Ms. Navarrete said the omission robbed audiences of the image of a Hispanic professional who helped her husband re-emerge from his mental illness. "They just changed it," she said of the real Mrs. Nash. "You'd think she's a Southern belle."

The film's director, Ron Howard, declined a request for comment. Akiva Goldsman, the screenwriter, did not answer a similar request.

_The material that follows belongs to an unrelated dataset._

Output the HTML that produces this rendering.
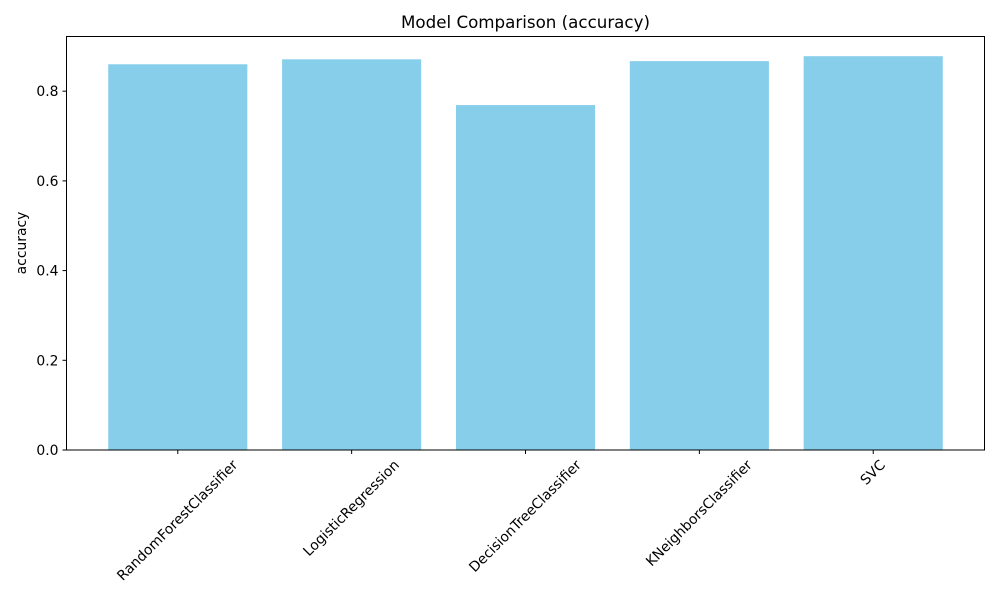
<!DOCTYPE html>
<html><head><meta charset="utf-8"><style>
body{margin:0;background:#fff;}
svg{display:block;font-family:"DejaVu Sans","Liberation Sans",sans-serif;}
</style></head><body>
<svg id="chart" width="1000" height="600">
<text x="525.5" y="28" text-anchor="middle" font-size="16.7">Model Comparison (accuracy)</text>
<text transform="translate(26,243) rotate(-90)" text-anchor="middle" font-size="13.9">accuracy</text>
<g id="bars"></g><g id="yticks"></g><g id="xticks"></g>
<rect x="66.5" y="36.5" width="918" height="413.5" fill="none" stroke="#000" stroke-width="1"/>
</svg>
<script>
const categories=["RandomForestClassifier","LogisticRegression","DecisionTreeClassifier","KNeighborsClassifier","SVC"];
const accuracy=[0.860,0.871,0.769,0.867,0.878];
const yTicks=[0,0.2,0.4,0.6,0.8];
const yTickLabels=["0.0","0.2","0.4","0.6","0.8"];
const NS="http://www.w3.org/2000/svg";
const L=66.5,R=984.5,T=36.5,B=450;
const ymax=Math.max(...accuracy)*1.05;
const y=v=>B-(v/ymax)*(B-T);
const xmin=-0.64,xmax=categories.length-1+0.64;
const x=i=>L+(i-xmin)/(xmax-xmin)*(R-L);
const bw=0.8*(R-L)/(xmax-xmin);
function mk(t,a,p){const e=document.createElementNS(NS,t);for(const k in a)e.setAttribute(k,a[k]);p.appendChild(e);return e;}
const gb=document.getElementById('bars'),gy=document.getElementById('yticks'),gx=document.getElementById('xticks');
accuracy.forEach((v,i)=>{
 const r=mk('rect',{x:x(i)-bw/2,y:y(v),width:bw,height:B-y(v),fill:'#87ceeb'},gb);
 
 
 const tk=mk('line',{x1:x(i),x2:x(i),y1:B,y2:B+4,stroke:'#000'},gx);
 
 
 const t=mk('text',{'text-anchor':'middle','dominant-baseline':'central','font-size':'13.9'},gx);
 t.textContent=categories[i];
 
 
 const w=t.getComputedTextLength(),h=14;
 const half=(w+h)*Math.SQRT1_2/2;
 t.setAttribute('transform',`translate(${x(i)},${B+8+half}) rotate(-45)`);
});
yTicks.forEach((v,i)=>{
 const tk=mk('line',{x1:L-4,x2:L,y1:y(v),y2:y(v),stroke:'#000'},gy);
 
 
 const t=mk('text',{x:L-8,y:y(v)+5,'text-anchor':'end','font-size':'13.9'},gy);
 t.textContent=yTickLabels[i];
 
 
});
</script>
</body></html>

For Ms. Ontiveros, being a maid is not her personal reality though it has become her signature role. Her middle-class parents sent her to Texas Women's University, where she majored in psychology and social work, and treated her to a month-and-a-half trip to Europe on graduation. At 4 feet 11 inches and admittedly not glamorous-looking, Ms. Ontiveros said she began being hired to play maids soon after she began as an extra in the 1970's, as she followed artistic leanings that came from childhood dance and piano lessons. Her maid résumé includes some memorable parts, and films including Steven Spielberg's "Goonies" and Gregory Nava's "Norte."

In 20 films she has also played other roles, like Selena's murderer in "Selena," and has also found varied parts in Latin-themed theater, most notably "Zoot Suit" on Broadway and cable shows like Nickelodeon's "Brothers Garcia" and "Resurrection Boulevard" on Showtime.

Ms. Ontiveros, who for a long time pursued an acting career while working as a social worker and bringing up three sons with her husband, a car-parts dealer, in Los Angeles, said she did not regret playing so many maids. It has given her steady work and allowed her to portray working people honorably, she said. She recently narrated the documentary "Maid in America."

"I'm proud to represent those hands that labor in this country," she said. "I've given every maid I've ever portrayed soul and heart."

And, she added, she has never hired one.